For as long as I can remember, I have been mindful of the idea that there is a relationship in life on which I am completely missing out. I have amazing friends—and a terrific sister-in-law—but they aren’t siblings. There is not one other person on Earth who was made from the same genetic material I am. Sure, that makes me unique, but that also makes me lonely. There is no one else who grew up in the same household that I did, no one who can laugh over (or commiserate over) experiences with my parents, and there will be no one else who will know what it is like to watch my parents age—or help me care for them as they do.

Because of these feelings, I always knew that I would have more than one child. I ended up having three, and to be honest? I would have more if I could. When my children run in circles around the living room—laughing with gleeful abandon—they are filled with joy, simply from sharing that spontaneous experience with their siblings. I’ve never had that experience, and I never will.

God willing, one day my children will have children of their own. Their siblings will come to their hospital room and hold their brand new babies. My son or my daughters will look into the face of that sweet little bundle, and they will experience that special and unique aunt/uncle love that can only stem from that special and unique brother/sister love that they already share.

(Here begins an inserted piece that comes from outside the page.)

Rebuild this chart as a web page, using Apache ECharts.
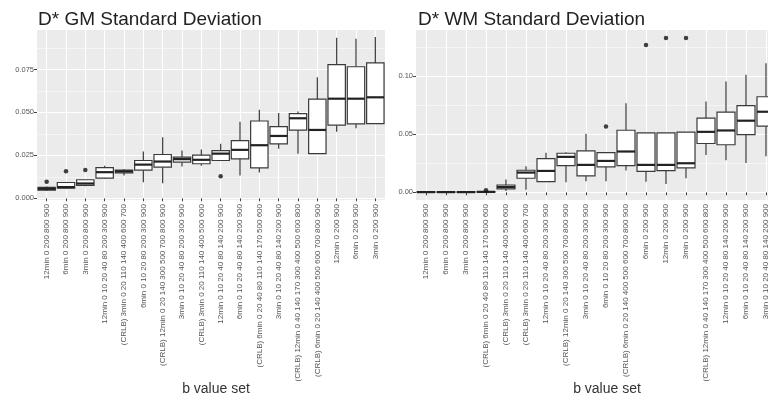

Please know that I’m not naïve. I know that not every sibling relationship is the wonderful and amazing one that I imagine in my daydreams. However, a lot of them are. Television shows like Parenthood, Six Feet Under, and countless others as well as any number of movies are rife with siblings and their bonds. You may not notice it—because odds are that you have a sibling and you are a part of that group. As an only child I will never be a part of that circle, so I will be the one over here sobbing over the Bravermans and the Fishers and just how lucky I think they are.

Now, pick up the phone and call your sibling!

1 COMMENT

  1. I so get this. I was an only child then found out I had a half sister, got excited then disappointed when it just didn’t work for us to be friends/sisters.
    Too much history in the way.
    Your kiddos have a gift in each other. Be happy you gave it to them.